The above same document has some hyperlinks at the end, if possible help me with highlighting all those hyperlinks.
@harshitha112000, could you try the following example and check whether it produces the expected results:
from aspose.pydrawing import Color
from aspose.words import Document
from aspose.words.fields import FieldType
from aspose.words.replacing import FindReplaceOptions
doc = Document("Document.docx")
links = []
for field in doc.range.fields:
if field.type == FieldType.FIELD_HYPERLINK:
hyperlink = field.as_field_hyperlink()
links.append(hyperlink)
print(hyperlink.address)
options = FindReplaceOptions()
options.apply_font.highlight_color = Color.yellow
for link in links:
doc.range.replace(link.display_result, link.display_result, options)
doc.save("out.docx")
It’s working as expected, thanks for the code. Is there a similar way to do it for table contents as well? It would be very helpful if you could provide code for highlighting and add comments to the table content.

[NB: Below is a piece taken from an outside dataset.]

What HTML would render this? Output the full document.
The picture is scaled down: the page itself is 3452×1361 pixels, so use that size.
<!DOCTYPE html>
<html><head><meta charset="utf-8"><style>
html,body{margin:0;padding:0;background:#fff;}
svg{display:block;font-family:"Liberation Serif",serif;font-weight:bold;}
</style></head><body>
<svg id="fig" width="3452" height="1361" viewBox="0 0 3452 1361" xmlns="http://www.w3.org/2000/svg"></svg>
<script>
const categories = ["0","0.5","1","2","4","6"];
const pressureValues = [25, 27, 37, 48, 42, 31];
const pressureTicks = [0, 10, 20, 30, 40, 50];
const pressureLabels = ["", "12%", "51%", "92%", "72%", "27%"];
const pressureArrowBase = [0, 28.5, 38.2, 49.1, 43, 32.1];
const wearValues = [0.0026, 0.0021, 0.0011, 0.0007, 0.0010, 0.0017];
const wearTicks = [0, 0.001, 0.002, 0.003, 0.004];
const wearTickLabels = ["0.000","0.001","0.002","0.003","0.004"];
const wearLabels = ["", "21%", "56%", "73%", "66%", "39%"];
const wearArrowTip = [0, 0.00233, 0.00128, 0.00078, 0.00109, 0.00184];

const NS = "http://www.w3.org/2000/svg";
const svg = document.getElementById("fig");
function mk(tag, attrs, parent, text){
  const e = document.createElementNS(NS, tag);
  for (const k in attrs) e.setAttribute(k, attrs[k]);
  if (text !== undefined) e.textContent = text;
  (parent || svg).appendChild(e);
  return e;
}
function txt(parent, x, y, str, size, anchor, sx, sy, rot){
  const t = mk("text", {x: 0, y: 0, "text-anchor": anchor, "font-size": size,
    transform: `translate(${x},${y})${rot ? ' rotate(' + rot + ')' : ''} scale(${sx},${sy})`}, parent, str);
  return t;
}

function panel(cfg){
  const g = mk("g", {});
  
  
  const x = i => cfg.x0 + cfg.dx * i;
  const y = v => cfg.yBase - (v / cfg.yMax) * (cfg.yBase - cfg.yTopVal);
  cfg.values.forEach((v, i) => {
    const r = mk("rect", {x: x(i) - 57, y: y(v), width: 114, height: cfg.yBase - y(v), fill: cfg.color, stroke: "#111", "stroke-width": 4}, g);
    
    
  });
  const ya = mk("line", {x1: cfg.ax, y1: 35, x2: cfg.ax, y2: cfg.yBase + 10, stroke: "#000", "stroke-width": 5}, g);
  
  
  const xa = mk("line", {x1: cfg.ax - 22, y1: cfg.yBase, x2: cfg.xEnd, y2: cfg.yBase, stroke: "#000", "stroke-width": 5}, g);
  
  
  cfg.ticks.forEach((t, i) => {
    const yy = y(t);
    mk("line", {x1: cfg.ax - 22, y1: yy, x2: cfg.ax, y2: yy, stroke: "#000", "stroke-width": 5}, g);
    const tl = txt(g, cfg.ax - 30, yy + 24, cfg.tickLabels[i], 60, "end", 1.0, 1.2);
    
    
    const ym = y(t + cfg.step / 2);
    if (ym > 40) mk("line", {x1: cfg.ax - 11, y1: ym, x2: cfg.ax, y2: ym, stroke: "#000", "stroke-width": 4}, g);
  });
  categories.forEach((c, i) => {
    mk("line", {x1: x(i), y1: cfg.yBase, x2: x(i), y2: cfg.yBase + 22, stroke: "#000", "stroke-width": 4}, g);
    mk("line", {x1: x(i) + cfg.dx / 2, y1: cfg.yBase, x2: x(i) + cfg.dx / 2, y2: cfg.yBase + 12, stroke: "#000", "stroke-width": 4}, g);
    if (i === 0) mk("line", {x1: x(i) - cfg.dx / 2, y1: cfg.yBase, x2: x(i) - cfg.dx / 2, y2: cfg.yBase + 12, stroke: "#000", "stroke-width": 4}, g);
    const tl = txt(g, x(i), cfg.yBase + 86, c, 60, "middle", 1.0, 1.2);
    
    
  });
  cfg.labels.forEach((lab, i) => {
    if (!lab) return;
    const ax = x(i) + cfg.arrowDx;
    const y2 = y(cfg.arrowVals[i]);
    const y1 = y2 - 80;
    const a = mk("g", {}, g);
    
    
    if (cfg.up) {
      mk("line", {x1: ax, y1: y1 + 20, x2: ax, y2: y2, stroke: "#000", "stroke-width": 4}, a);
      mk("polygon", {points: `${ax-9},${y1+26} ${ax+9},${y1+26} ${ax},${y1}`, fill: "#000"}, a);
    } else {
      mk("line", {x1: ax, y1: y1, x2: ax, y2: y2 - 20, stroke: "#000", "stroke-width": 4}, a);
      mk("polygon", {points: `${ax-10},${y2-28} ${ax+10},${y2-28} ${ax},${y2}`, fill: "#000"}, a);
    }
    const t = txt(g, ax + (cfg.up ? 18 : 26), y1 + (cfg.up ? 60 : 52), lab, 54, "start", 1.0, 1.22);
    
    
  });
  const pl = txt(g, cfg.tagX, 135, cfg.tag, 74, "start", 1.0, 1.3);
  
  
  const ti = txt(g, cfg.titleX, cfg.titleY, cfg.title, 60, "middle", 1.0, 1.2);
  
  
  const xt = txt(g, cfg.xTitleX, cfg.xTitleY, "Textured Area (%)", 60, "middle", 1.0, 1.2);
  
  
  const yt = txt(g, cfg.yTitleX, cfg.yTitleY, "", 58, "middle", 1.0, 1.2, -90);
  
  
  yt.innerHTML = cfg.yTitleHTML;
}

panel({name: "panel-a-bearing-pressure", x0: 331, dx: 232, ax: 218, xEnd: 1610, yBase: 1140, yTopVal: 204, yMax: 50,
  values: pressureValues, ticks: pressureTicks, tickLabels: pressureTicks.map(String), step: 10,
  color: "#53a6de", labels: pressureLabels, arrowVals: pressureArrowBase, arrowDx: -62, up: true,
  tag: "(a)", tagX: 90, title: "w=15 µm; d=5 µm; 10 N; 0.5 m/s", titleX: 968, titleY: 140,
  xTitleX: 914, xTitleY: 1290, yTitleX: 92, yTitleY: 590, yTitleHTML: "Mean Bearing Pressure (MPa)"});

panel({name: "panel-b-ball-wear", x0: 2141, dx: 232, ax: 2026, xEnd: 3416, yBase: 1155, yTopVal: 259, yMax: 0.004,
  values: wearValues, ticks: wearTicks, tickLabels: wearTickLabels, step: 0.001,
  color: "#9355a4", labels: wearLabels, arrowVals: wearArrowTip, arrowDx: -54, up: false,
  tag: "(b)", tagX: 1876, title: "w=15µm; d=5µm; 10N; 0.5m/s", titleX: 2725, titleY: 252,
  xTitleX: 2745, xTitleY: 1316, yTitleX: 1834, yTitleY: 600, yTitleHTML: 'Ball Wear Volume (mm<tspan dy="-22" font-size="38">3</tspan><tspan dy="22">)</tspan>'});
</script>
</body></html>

@harshitha112000, could you manually create a sample document with the highlightning and comments? It would help us understand your requirements.
out1.docx (4.0 KB)
Here is the sample document.
@harshitha112000, I don’t see any highlightning or comments in out1.docx. Is this the correct file?
yes. I have attached the screenshots as well.

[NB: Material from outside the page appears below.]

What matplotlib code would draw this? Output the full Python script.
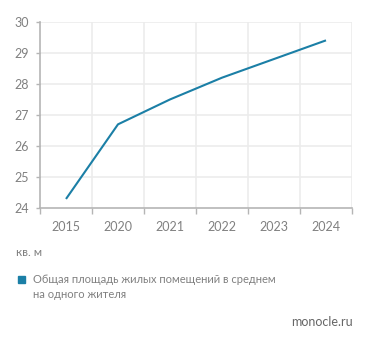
import matplotlib
matplotlib.use("Agg")
import matplotlib.pyplot as plt
from matplotlib.patches import Rectangle

years = ["2015", "2020", "2021", "2022", "2023", "2024"]
area = [24.3, 26.7, 27.5, 28.2, 28.8, 29.4]
y_ticks = [24, 25, 26, 27, 28, 29, 30]

LINE = "#1b7fa6"
TEXT = "#808080"
GRID = "#ececec"
AXIS = "#b5b5b5"

plt.rcParams["font.family"] = ["Lato", "DejaVu Sans"]

W, H = 371, 343
fig = plt.figure(figsize=(W / 100, H / 100), dpi=100)
ax = fig.add_axes([40 / W, 1 - 208.3 / H, 312 / W, (208.3 - 21.7) / H])

x = list(range(len(years)))
ax.plot(x, area, color=LINE, lw=1.5, solid_capstyle="butt", solid_joinstyle="round", zorder=3)

ax.set_xlim(-0.5, len(years) - 0.5)
ax.set_ylim(24, 30)
ax.set_yticks(y_ticks)
ax.set_yticklabels([str(v) for v in y_ticks])
ax.set_xticks(x)
ax.set_xticklabels(years)
ax.set_xticks([i - 0.5 for i in range(len(years) + 1)], minor=True)

for v in y_ticks[1:]:
    ax.axhline(v, color=GRID, lw=1.2, zorder=1)
for i in range(1, len(years) + 1):
    ax.axvline(i - 0.5, color=GRID, lw=1.2, zorder=1)

for s in ["top", "right"]:
    ax.spines[s].set_visible(False)
ax.spines["left"].set_color(AXIS)
ax.spines["bottom"].set_color(AXIS)
ax.spines["left"].set_linewidth(1.2)
ax.spines["bottom"].set_linewidth(1.2)

ax.tick_params(axis="x", which="major", length=0, pad=9, labelsize=9, labelcolor=TEXT)
ax.tick_params(axis="x", which="minor", length=4, width=1, color=AXIS)
ax.tick_params(axis="y", length=3, width=1, color=AXIS, pad=5, labelsize=9, labelcolor=TEXT)

fig.text(16 / W, 1 - 252 / H, "кв. м", fontsize=8.5, color=TEXT, va="center", ha="left")

fig.patches.append(Rectangle((18 / W, 1 - 283 / H), 7 / W, 7 / H,
                             transform=fig.transFigure, color=LINE, figure=fig))
fig.text(33 / W, 1 - 279.5 / H, "Общая площадь жилых помещений в среднем",
         fontsize=8, color=TEXT, va="center", ha="left")
fig.text(33 / W, 1 - 294 / H, "на одного жителя",
         fontsize=8, color=TEXT, va="center", ha="left")

fig.text(353 / W, 1 - 322 / H, "monocle.ru", fontsize=9, color="#666666",
         va="center", ha="right")

fig.savefig("out.png", dpi=100, facecolor="white")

MicrosoftTeams-image (1).png (49.9 KB)
MicrosoftTeams-image.png (53.5 KB)
@harshitha112000, the code example below highlights the specified text patterns with red and then adds comments:
from datetime import datetime
from aspose.pydrawing import Color
from aspose.words import Comment, Document, DocumentBuilder, NodeType, Paragraph, Run
from aspose.words.replacing import FindReplaceOptions
doc = Document("out1.docx")
patterns = [
"The BOT is fit for intended use",
"No. of critical errors",
"The purpose of the project(s)",
"New document"]
# Highlight the text patterns
options = FindReplaceOptions()
options.apply_font.highlight_color = Color.red
for pattern in patterns:
doc.range.replace(pattern, pattern, options)
builder = DocumentBuilder(doc)
# Find the highlighted runs
for node in doc.get_child_nodes(NodeType.RUN, True):
run = node.as_run()
if run.font.highlight_color == Color.red:
# Create comment and add a text
comment = Comment(doc, "Harshitha", "H", datetime.today())

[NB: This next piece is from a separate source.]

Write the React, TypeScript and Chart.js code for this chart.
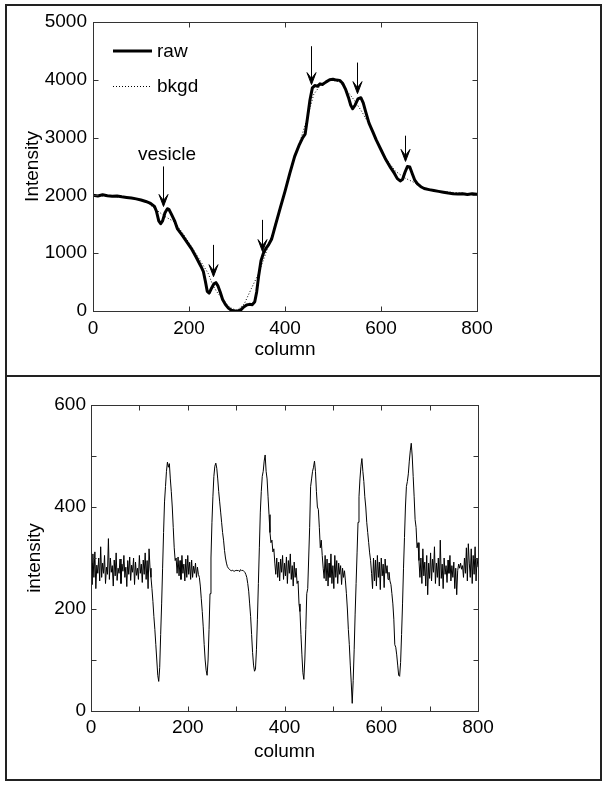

comment.paragraphs.add(Paragraph(doc))
comment.first_paragraph.runs.add(Run(doc, "Comment text"))
# Insert the comment before the found run
builder.move_to(run)
builder.current_paragraph.insert_before(comment, run)
doc.save("out_python_comments.docx")
The comment adding shown in this example might not work sometimes. The correct solution should be based on search callbacks(IReplaceCallback), but as I mentioned earlier, this functionality is not yet supported in the Python version of Aspose.Words.
It’s working fine. Thanks.
I have one issue, while saving the document it’s not saving the entire document but only the first few pages. Why is that happening?
@harshitha112000, have you applied the license as shown in our documentation:
No. Maybe thats the reason. Thanks
I had one more doubt. How to identify heading 1 and heading 2 and highlight, add comments using this library for the Document.docx which I shared earlier?
@harshitha112000, I don’t see heading 1 and heading 2 in Document.docx. If you meant “Objective” and “How to read this document” you find them by adding the &p metacharacter to the end of pattern:
from datetime import datetime
from aspose.pydrawing import Color
from aspose.words import Comment, Document, DocumentBuilder, NodeType, Paragraph, Run
from aspose.words.replacing import FindReplaceOptions
doc = Document("Document.docx")
patterns = ["Objective&p", "How to read this document&p" ]
options = FindReplaceOptions()
options.apply_font.highlight_color = Color.red
for pattern in patterns:
doc.range.replace(pattern, pattern, options)
builder = DocumentBuilder(doc)
for node in doc.get_child_nodes(NodeType.RUN, True):
run = node.as_run()
if run.font.highlight_color == Color.red:
comment = Comment(doc, "Harshitha", "H", datetime.today())
comment.paragraphs.add(Paragraph(doc))
comment.first_paragraph.runs.add(Run(doc, "Comment text"))
builder.move_to(run)
builder.current_paragraph.insert_before(comment, run)
doc.save("out_python_comments.docx")
In Document.docx, Description is Heading1 and Project description is Heading 2. I asked for this. I used istitle() function but it is identifying only heading 1
@harshitha112000, in my understanding Heading 1 and Heading 2 are styles with such names. In Document.docx attached in this thread, “Description” and “Project description” have the Normal style applied, so they are not considered as headings.
There is the is_heading property that returns true for heading paragraphs, for instance:
from aspose.words import Document, NodeType
doc = Document("Document.docx")
for node in doc.get_child_nodes(NodeType.PARAGRAPH, True):
para = node.as_paragraph()
if para.paragraph_format.is_heading:
print(para.get_text())
In case of Document.docx this code prints nothing. This means no paragraphs with heading style are present in the document.
Could you please share the code example how you identify Description as Heading 1 and Project description as Heading2 using the istitle() function?